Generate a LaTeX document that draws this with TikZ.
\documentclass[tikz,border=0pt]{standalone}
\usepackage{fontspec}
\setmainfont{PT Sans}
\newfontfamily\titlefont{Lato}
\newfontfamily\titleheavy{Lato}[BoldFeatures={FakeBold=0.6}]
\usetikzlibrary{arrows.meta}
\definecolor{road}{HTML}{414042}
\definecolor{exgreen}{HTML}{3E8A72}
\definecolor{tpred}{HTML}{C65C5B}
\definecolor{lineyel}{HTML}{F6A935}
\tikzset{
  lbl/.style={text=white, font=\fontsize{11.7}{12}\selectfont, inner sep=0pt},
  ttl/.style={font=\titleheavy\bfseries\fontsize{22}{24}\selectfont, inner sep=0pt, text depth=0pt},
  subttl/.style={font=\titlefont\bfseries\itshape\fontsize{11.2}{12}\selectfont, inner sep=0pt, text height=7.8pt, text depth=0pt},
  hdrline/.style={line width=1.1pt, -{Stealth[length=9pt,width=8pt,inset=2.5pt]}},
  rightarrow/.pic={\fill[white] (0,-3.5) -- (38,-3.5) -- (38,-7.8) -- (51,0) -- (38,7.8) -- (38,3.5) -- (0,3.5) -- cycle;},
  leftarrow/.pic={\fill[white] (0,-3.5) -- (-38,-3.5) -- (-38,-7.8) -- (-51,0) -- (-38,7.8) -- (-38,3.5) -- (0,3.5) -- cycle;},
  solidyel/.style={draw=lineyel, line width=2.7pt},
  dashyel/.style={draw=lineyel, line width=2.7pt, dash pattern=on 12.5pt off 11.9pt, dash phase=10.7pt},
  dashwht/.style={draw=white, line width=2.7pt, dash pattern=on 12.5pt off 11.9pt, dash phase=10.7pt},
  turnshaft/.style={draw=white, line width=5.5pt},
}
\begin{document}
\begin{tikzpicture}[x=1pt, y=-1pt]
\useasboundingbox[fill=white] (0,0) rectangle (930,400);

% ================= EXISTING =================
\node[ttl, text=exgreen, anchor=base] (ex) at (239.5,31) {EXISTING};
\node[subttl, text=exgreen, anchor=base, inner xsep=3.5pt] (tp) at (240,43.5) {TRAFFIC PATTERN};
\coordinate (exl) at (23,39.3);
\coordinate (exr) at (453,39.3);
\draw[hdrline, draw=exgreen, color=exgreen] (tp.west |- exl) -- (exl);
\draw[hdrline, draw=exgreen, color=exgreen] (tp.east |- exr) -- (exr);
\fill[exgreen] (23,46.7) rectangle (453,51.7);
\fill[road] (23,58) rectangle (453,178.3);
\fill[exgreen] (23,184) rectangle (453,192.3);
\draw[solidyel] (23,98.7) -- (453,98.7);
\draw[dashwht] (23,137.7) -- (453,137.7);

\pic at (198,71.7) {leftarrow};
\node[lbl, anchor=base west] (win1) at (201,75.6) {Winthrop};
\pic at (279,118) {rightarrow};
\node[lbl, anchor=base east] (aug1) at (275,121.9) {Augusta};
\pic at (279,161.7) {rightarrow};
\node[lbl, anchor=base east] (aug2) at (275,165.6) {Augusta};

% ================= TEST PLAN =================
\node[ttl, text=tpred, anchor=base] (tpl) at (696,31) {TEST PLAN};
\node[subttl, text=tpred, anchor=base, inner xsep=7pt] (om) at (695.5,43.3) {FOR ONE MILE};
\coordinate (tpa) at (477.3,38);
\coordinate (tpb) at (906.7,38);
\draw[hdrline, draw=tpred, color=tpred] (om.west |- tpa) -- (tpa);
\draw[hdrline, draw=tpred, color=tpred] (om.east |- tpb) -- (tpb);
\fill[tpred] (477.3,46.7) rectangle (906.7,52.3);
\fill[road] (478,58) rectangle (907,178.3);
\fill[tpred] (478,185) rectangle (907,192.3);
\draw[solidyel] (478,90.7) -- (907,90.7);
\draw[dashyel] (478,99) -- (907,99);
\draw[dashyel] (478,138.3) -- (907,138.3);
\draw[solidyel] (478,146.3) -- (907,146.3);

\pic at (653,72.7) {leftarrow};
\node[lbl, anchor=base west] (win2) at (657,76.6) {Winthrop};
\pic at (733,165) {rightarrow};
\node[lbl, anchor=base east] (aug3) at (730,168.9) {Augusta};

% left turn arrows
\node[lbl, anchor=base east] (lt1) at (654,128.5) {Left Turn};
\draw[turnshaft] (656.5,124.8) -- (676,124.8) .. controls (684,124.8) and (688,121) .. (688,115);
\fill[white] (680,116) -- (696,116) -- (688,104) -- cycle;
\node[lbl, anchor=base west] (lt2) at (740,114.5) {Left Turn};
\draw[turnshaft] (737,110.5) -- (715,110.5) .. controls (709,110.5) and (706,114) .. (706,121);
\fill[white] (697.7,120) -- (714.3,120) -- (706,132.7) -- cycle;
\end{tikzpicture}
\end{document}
○ ○ ○ ○ ○
§ **Exercise prompt**
Take the material above and return all of it exactly.

§ **Right answer**
Generate a LaTeX document that draws this with TikZ.
\documentclass[tikz,border=0pt]{standalone}
\usepackage{fontspec}
\setmainfont{PT Sans}
\newfontfamily\titlefont{Lato}
\newfontfamily\titleheavy{Lato}[BoldFeatures={FakeBold=0.6}]
\usetikzlibrary{arrows.meta}
\definecolor{road}{HTML}{414042}
\definecolor{exgreen}{HTML}{3E8A72}
\definecolor{tpred}{HTML}{C65C5B}
\definecolor{lineyel}{HTML}{F6A935}
\tikzset{
  lbl/.style={text=white, font=\fontsize{11.7}{12}\selectfont, inner sep=0pt},
  ttl/.style={font=\titleheavy\bfseries\fontsize{22}{24}\selectfont, inner sep=0pt, text depth=0pt},
  subttl/.style={font=\titlefont\bfseries\itshape\fontsize{11.2}{12}\selectfont, inner sep=0pt, text height=7.8pt, text depth=0pt},
  hdrline/.style={line width=1.1pt, -{Stealth[length=9pt,width=8pt,inset=2.5pt]}},
  rightarrow/.pic={\fill[white] (0,-3.5) -- (38,-3.5) -- (38,-7.8) -- (51,0) -- (38,7.8) -- (38,3.5) -- (0,3.5) -- cycle;},
  leftarrow/.pic={\fill[white] (0,-3.5) -- (-38,-3.5) -- (-38,-7.8) -- (-51,0) -- (-38,7.8) -- (-38,3.5) -- (0,3.5) -- cycle;},
  solidyel/.style={draw=lineyel, line width=2.7pt},
  dashyel/.style={draw=lineyel, line width=2.7pt, dash pattern=on 12.5pt off 11.9pt, dash phase=10.7pt},
  dashwht/.style={draw=white, line width=2.7pt, dash pattern=on 12.5pt off 11.9pt, dash phase=10.7pt},
  turnshaft/.style={draw=white, line width=5.5pt},
}
\begin{document}
\begin{tikzpicture}[x=1pt, y=-1pt]
\useasboundingbox[fill=white] (0,0) rectangle (930,400);

% ================= EXISTING =================
\node[ttl, text=exgreen, anchor=base] (ex) at (239.5,31) {EXISTING};
\node[subttl, text=exgreen, anchor=base, inner xsep=3.5pt] (tp) at (240,43.5) {TRAFFIC PATTERN};
\coordinate (exl) at (23,39.3);
\coordinate (exr) at (453,39.3);
\draw[hdrline, draw=exgreen, color=exgreen] (tp.west |- exl) -- (exl);
\draw[hdrline, draw=exgreen, color=exgreen] (tp.east |- exr) -- (exr);
\fill[exgreen] (23,46.7) rectangle (453,51.7);
\fill[road] (23,58) rectangle (453,178.3);
\fill[exgreen] (23,184) rectangle (453,192.3);
\draw[solidyel] (23,98.7) -- (453,98.7);
\draw[dashwht] (23,137.7) -- (453,137.7);

\pic at (198,71.7) {leftarrow};
\node[lbl, anchor=base west] (win1) at (201,75.6) {Winthrop};
\pic at (279,118) {rightarrow};
\node[lbl, anchor=base east] (aug1) at (275,121.9) {Augusta};
\pic at (279,161.7) {rightarrow};
\node[lbl, anchor=base east] (aug2) at (275,165.6) {Augusta};

% ================= TEST PLAN =================
\node[ttl, text=tpred, anchor=base] (tpl) at (696,31) {TEST PLAN};
\node[subttl, text=tpred, anchor=base, inner xsep=7pt] (om) at (695.5,43.3) {FOR ONE MILE};
\coordinate (tpa) at (477.3,38);
\coordinate (tpb) at (906.7,38);
\draw[hdrline, draw=tpred, color=tpred] (om.west |- tpa) -- (tpa);
\draw[hdrline, draw=tpred, color=tpred] (om.east |- tpb) -- (tpb);
\fill[tpred] (477.3,46.7) rectangle (906.7,52.3);
\fill[road] (478,58) rectangle (907,178.3);
\fill[tpred] (478,185) rectangle (907,192.3);
\draw[solidyel] (478,90.7) -- (907,90.7);
\draw[dashyel] (478,99) -- (907,99);
\draw[dashyel] (478,138.3) -- (907,138.3);
\draw[solidyel] (478,146.3) -- (907,146.3);

\pic at (653,72.7) {leftarrow};
\node[lbl, anchor=base west] (win2) at (657,76.6) {Winthrop};
\pic at (733,165) {rightarrow};
\node[lbl, anchor=base east] (aug3) at (730,168.9) {Augusta};

% left turn arrows
\node[lbl, anchor=base east] (lt1) at (654,128.5) {Left Turn};
\draw[turnshaft] (656.5,124.8) -- (676,124.8) .. controls (684,124.8) and (688,121) .. (688,115);
\fill[white] (680,116) -- (696,116) -- (688,104) -- cycle;
\node[lbl, anchor=base west] (lt2) at (740,114.5) {Left Turn};
\draw[turnshaft] (737,110.5) -- (715,110.5) .. controls (709,110.5) and (706,114) .. (706,121);
\fill[white] (697.7,120) -- (714.3,120) -- (706,132.7) -- cycle;
\end{tikzpicture}
\end{document}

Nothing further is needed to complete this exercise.